If it gets to that point, the would-be buyer (or maybe broker) then starts asking questions. What is the unit mix? How much is the rent roll? When do the leases end? How much are the operating expenses? When was the roof replaced? The boiler? Buildings are complicated, so anyone trying to find out more about them can ask an almost endless series of questions.
If an owner is well organized, then it will have all the necessary information readily available. Many long-term family owners of real estate are, however, not that well organized. So just gathering the necessary information, and answering questions, can quickly become a full time job. Each question answered seems to lead to another new question.

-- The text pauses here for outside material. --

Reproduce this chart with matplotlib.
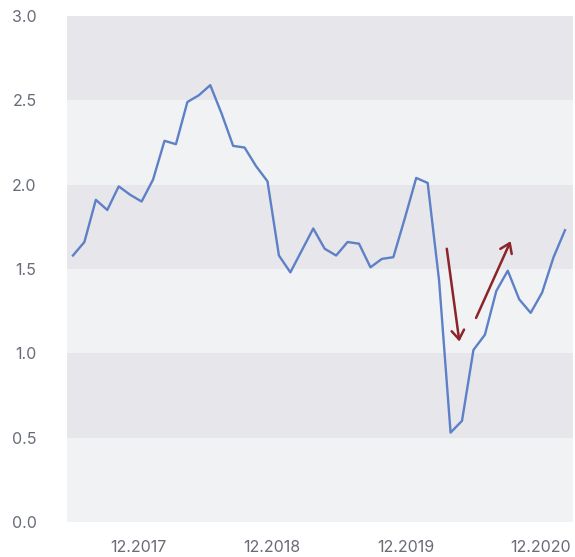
import matplotlib.pyplot as plt
import numpy as np

values = [1.58, 1.66, 1.91, 1.85, 1.99, 1.94, 1.90, 2.03, 2.26, 2.24,
          2.49, 2.53, 2.59, 2.42, 2.23, 2.22, 2.11, 2.02, 1.58, 1.48,
          1.61, 1.74, 1.62, 1.58, 1.66, 1.65, 1.51, 1.56, 1.57, 1.80,
          2.04, 2.01, 1.43, 0.53, 0.60, 1.02, 1.11, 1.37, 1.49, 1.32,
          1.24, 1.36, 1.57, 1.73]
tick_pos = [5.7, 17.4, 29.1, 40.9]
tick_labels = ["12.2017", "12.2018", "12.2019", "12.2020"]
y_ticks = [0.0, 0.5, 1.0, 1.5, 2.0, 2.5, 3.0]

# arrows (start, end) in data units
arrow_down = [(32.67, 1.62), (33.77, 1.07)]
arrow_up = [(35.23, 1.21), (38.25, 1.665)]

plt.rcParams['font.family'] = ['Inter', 'DejaVu Sans']

fig = plt.figure(figsize=(5.75, 5.57), dpi=100)
ax = fig.add_axes([67/575, 35/557, 506/575, 506/557])

dark = "#e7e6eb"
light = "#f1f2f4"
for i in range(6):
    ax.axhspan(i*0.5, (i+1)*0.5, color=dark if i % 2 else light, lw=0, zorder=0)

x = np.arange(len(values))
ax.plot(x, values, color="#5d80c6", lw=1.7, zorder=3)

for a in (arrow_down, arrow_up):
    ax.annotate("", xy=a[1], xytext=a[0],
                arrowprops=dict(arrowstyle="->,head_length=0.65,head_width=0.45",
                                color="#8b2528", lw=1.8, shrinkA=0, shrinkB=0),
                zorder=4)

ax.set_xlim(-0.52, 43.7)
ax.set_ylim(0, 3.0)
ax.set_yticks(y_ticks)
ax.set_yticklabels([f"{v:.1f}" for v in y_ticks])
ax.set_xticks(tick_pos)
ax.set_xticklabels(tick_labels)
ax.tick_params(axis='y', length=0, pad=22, labelsize=11.5, labelcolor="#686b78")
ax.tick_params(axis='x', length=0, pad=13, labelsize=11.5, labelcolor="#686b78")
for s in ax.spines.values():
    s.set_visible(False)

fig.savefig("out.png", dpi=100, facecolor="white")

At the end of the process, of course, the possible buyer figures out that the high purchase price that launched the conversation is just not realistic. So the proposed price comes down. In many cases, that’s the end of it: a waste of time that merely taught the owner the importance of trying to maintain organized files, perhaps even digitally now that we are two decades into the 21st Century.

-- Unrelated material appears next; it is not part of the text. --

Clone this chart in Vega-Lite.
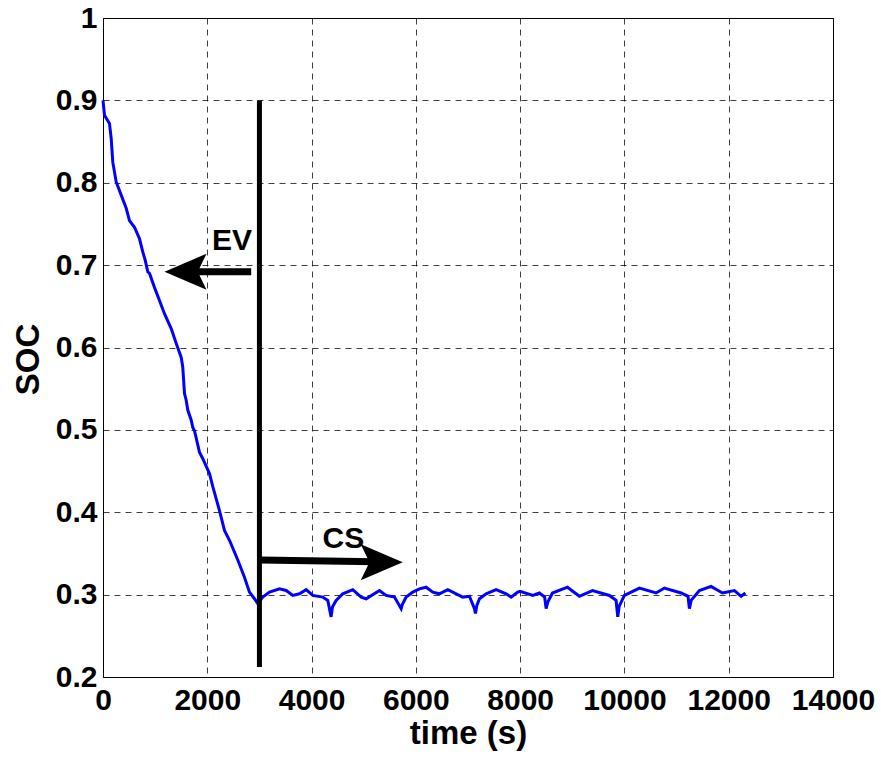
{
  "$schema": "https://vega.github.io/schema/vega-lite/v6.json",
  "width": 730,
  "height": 659,
  "autosize": {"type": "none"},
  "padding": {"left": 103, "top": 18, "right": 48, "bottom": 86},
  "background": "white",
  "config": {
    "view": {"stroke": "black", "strokeWidth": 1},
    "axis": {
      "labelFont": "Liberation Sans",
      "labelFontWeight": "bold",
      "labelFontSize": 30,
      "labelColor": "black",
      "titleFont": "Liberation Sans",
      "titleFontWeight": "bold",
      "titleFontSize": 33,
      "titleColor": "black",
      "domainColor": "black",
      "domainWidth": 1,
      "ticks": false,
      "gridColor": "#000000",
      "gridOpacity": 0.75,
      "gridDash": [6, 5],
      "gridWidth": 1,
      "labelFlush": false,
      "labelOverlap": false
    }
  },
  "datasets": {
    "soc": [
      {"t": 0, "soc": 0.9}, {"t": 29, "soc": 0.882}, {"t": 124, "soc": 0.872}, {"t": 157, "soc": 0.854},
      {"t": 188, "soc": 0.825}, {"t": 253, "soc": 0.801}, {"t": 349, "soc": 0.785}, {"t": 445, "soc": 0.769},
      {"t": 508, "soc": 0.754}, {"t": 604, "soc": 0.746}, {"t": 700, "soc": 0.732}, {"t": 763, "soc": 0.716},
      {"t": 809, "soc": 0.706}, {"t": 859, "soc": 0.692}, {"t": 892, "soc": 0.69}, {"t": 987, "soc": 0.673},
      {"t": 1083, "soc": 0.657}, {"t": 1179, "soc": 0.641}, {"t": 1308, "soc": 0.623}, {"t": 1404, "soc": 0.605},
      {"t": 1500, "soc": 0.588}, {"t": 1530, "soc": 0.576}, {"t": 1563, "soc": 0.544}, {"t": 1595, "soc": 0.536},
      {"t": 1626, "soc": 0.524}, {"t": 1691, "soc": 0.512}, {"t": 1722, "soc": 0.503}, {"t": 1755, "soc": 0.499},
      {"t": 1850, "soc": 0.473}, {"t": 1914, "soc": 0.465}, {"t": 2042, "soc": 0.447}, {"t": 2106, "soc": 0.431},
      {"t": 2234, "soc": 0.402}, {"t": 2330, "soc": 0.378}, {"t": 2426, "soc": 0.366}, {"t": 2585, "soc": 0.342},
      {"t": 2713, "soc": 0.321}, {"t": 2809, "soc": 0.303}, {"t": 2905, "soc": 0.295}, {"t": 2968, "soc": 0.289},
      {"t": 3064, "soc": 0.297}, {"t": 3193, "soc": 0.303}, {"t": 3385, "soc": 0.307}, {"t": 3513, "soc": 0.305},
      {"t": 3640, "soc": 0.299}, {"t": 3768, "soc": 0.301}, {"t": 3896, "soc": 0.306}, {"t": 4023, "soc": 0.299},
      {"t": 4215, "soc": 0.297}, {"t": 4311, "soc": 0.293}, {"t": 4375, "soc": 0.273}, {"t": 4400, "soc": 0.285},
      {"t": 4471, "soc": 0.293}, {"t": 4599, "soc": 0.301}, {"t": 4790, "soc": 0.306}, {"t": 4951, "soc": 0.297},
      {"t": 5047, "soc": 0.295}, {"t": 5302, "soc": 0.305}, {"t": 5430, "soc": 0.299}, {"t": 5590, "soc": 0.297},
      {"t": 5718, "soc": 0.283}, {"t": 5740, "soc": 0.288}, {"t": 5814, "soc": 0.297}, {"t": 5941, "soc": 0.303},
      {"t": 6069, "soc": 0.307}, {"t": 6197, "soc": 0.309}, {"t": 6324, "soc": 0.303}, {"t": 6452, "soc": 0.301},
      {"t": 6612, "soc": 0.306}, {"t": 6773, "soc": 0.301}, {"t": 6900, "soc": 0.297}, {"t": 7028, "soc": 0.298},
      {"t": 7124, "soc": 0.283}, {"t": 7143, "soc": 0.277}, {"t": 7170, "soc": 0.287}, {"t": 7220, "soc": 0.295},
      {"t": 7348, "soc": 0.301}, {"t": 7540, "soc": 0.306}, {"t": 7731, "soc": 0.301}, {"t": 7827, "soc": 0.297},
      {"t": 7954, "soc": 0.303}, {"t": 8000, "soc": 0.304}, {"t": 8242, "soc": 0.299}, {"t": 8370, "soc": 0.302},
      {"t": 8470, "soc": 0.297}, {"t": 8498, "soc": 0.283}, {"t": 8530, "soc": 0.291}, {"t": 8620, "soc": 0.302},
      {"t": 8907, "soc": 0.309}, {"t": 9137, "soc": 0.298}, {"t": 9387, "soc": 0.305}, {"t": 9712, "soc": 0.299},
      {"t": 9840, "soc": 0.293}, {"t": 9872, "soc": 0.273}, {"t": 9900, "soc": 0.286}, {"t": 10000, "soc": 0.299},
      {"t": 10288, "soc": 0.308}, {"t": 10607, "soc": 0.302}, {"t": 10767, "soc": 0.308}, {"t": 11087, "soc": 0.302},
      {"t": 11220, "soc": 0.298}, {"t": 11246, "soc": 0.283}, {"t": 11280, "soc": 0.293}, {"t": 11438, "soc": 0.305},
      {"t": 11662, "soc": 0.31}, {"t": 11880, "soc": 0.302}, {"t": 12110, "soc": 0.305}, {"t": 12238, "soc": 0.298},
      {"t": 12320, "soc": 0.302}
    ]
  },
  "layer": [
    {
      "data": {"name": "soc"},
      "mark": {"type": "line", "color": "#0000FF", "strokeWidth": 3},
      "encoding": {
        "x": {"field": "t", "type": "quantitative", "title": "time (s)",
              "scale": {"domain": [0, 14000], "nice": false},
              "axis": {"values": [0, 2000, 4000, 6000, 8000, 10000, 12000, 14000], "format": "d", "labelPadding": 8, "titlePadding": 2, "grid": true}},
        "y": {"field": "soc", "type": "quantitative", "title": "SOC",
              "scale": {"domain": [0.2, 1], "nice": false, "zero": false},
              "axis": {"values": [0.2, 0.3, 0.4, 0.5, 0.6, 0.7, 0.8, 0.9, 1], "format": "~g", "labelPadding": 6, "titlePadding": 10, "titleY": 341, "grid": true}}
      }
    },
    {
      "data": {"values": [{"t": 3000, "soc": 0.212, "soc2": 0.9}]},
      "mark": {"type": "rule", "color": "black", "strokeWidth": 5},
      "encoding": {
        "x": {"field": "t", "type": "quantitative", "title": "time (s)"},
        "y": {"field": "soc", "type": "quantitative", "title": "SOC"},
        "y2": {"field": "soc2"}
      }
    },
    {
      "data": {"values": [{"t": 1700, "t2": 2842, "soc": 0.692, "soc2": 0.692}, {"t": 3010, "t2": 5550, "soc": 0.342, "soc2": 0.3396}]},
      "mark": {"type": "rule", "color": "black", "strokeWidth": 7},
      "encoding": {
        "x": {"field": "t", "type": "quantitative", "title": "time (s)"},
        "x2": {"field": "t2"},
        "y": {"field": "soc", "type": "quantitative", "title": "SOC"},
        "y2": {"field": "soc2"}
      }
    },
    {
      "data": {"values": [{"t": 1582, "soc": 0.692}]},
      "mark": {"type": "point", "shape": "M -1 0 L 1 -0.857 L 0.586 0 L 1 0.857 Z", "size": 1764, "filled": true, "color": "black", "opacity": 1, "strokeWidth": 0},
      "encoding": {
        "x": {"field": "t", "type": "quantitative", "title": "time (s)"},
        "y": {"field": "soc", "type": "quantitative", "title": "SOC"}
      }
    },
    {
      "data": {"values": [{"t": 5346, "soc": 0.3393}]},
      "mark": {"type": "point", "shape": "M 1 0 L -1 -0.857 L -0.586 0 L -1 0.857 Z", "size": 1764, "filled": true, "color": "black", "opacity": 1, "strokeWidth": 0},
      "encoding": {
        "x": {"field": "t", "type": "quantitative", "title": "time (s)"},
        "y": {"field": "soc", "type": "quantitative", "title": "SOC"}
      }
    },
    {
      "data": {"values": [{"t": 2474, "soc": 0.729, "label": "EV"}, {"t": 4611, "soc": 0.367, "label": "CS"}]},
      "mark": {"type": "text", "font": "Liberation Sans", "fontWeight": "bold", "fontSize": 30, "color": "black", "align": "center", "baseline": "middle"},
      "encoding": {
        "x": {"field": "t", "type": "quantitative", "title": "time (s)"},
        "y": {"field": "soc", "type": "quantitative", "title": "SOC"},
        "text": {"field": "label"}
      }
    }
  ]
}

In some cases, though, the process and the possibilities may have whetted the owner’s interest enough that the owner sticks with it. That will be particularly likely if the owner consists of a group of second- or third-generation family members, some of whom would rather sell out than stay in the real estate business. In the last few years, that has become a particularly common refrain in New York City in response to the state and city campaigns against real estate. If members of the owner group disagree on whether to sell, the very act of discussing it may bring simmering tensions to the boiling point.
If an owner receives unsolicited offers regularly, it might keep having the same conversations again and again with prospective purchasers or their brokers until one of the callers finally decides to make a serious offer at an attractive number. The owner might take that seriously and move toward a contract. The owner might even negotiate with two or three possible buyers at once, playing them against one another to try to make the best possible deal.
Often, each of those prospective buyers acts through a broker, who may at some point in the process argue that it was able to bring about a meeting of the minds, even if the parties never actually signed a contract. The broker might then be able to claim a commission, even if the owner decides not to sell or to sell to someone else. It’s an exposure that arises whenever an owner decides to deal with a succession of brokers, each bringing one prospective purchaser to the table and none having any long-term relationship with the owner. Careful legal work can prevent the problem.
Once in a while, an owner actually does find a buyer and does close a sale through the process described in this article. More often, though, an owner who has gone through this process repeatedly will decide, after a while, either not to sell at all or to sell in a much more systematic and well organized way. That will typically involve signing an exclusive with an established broker who has broad access to potential buyers.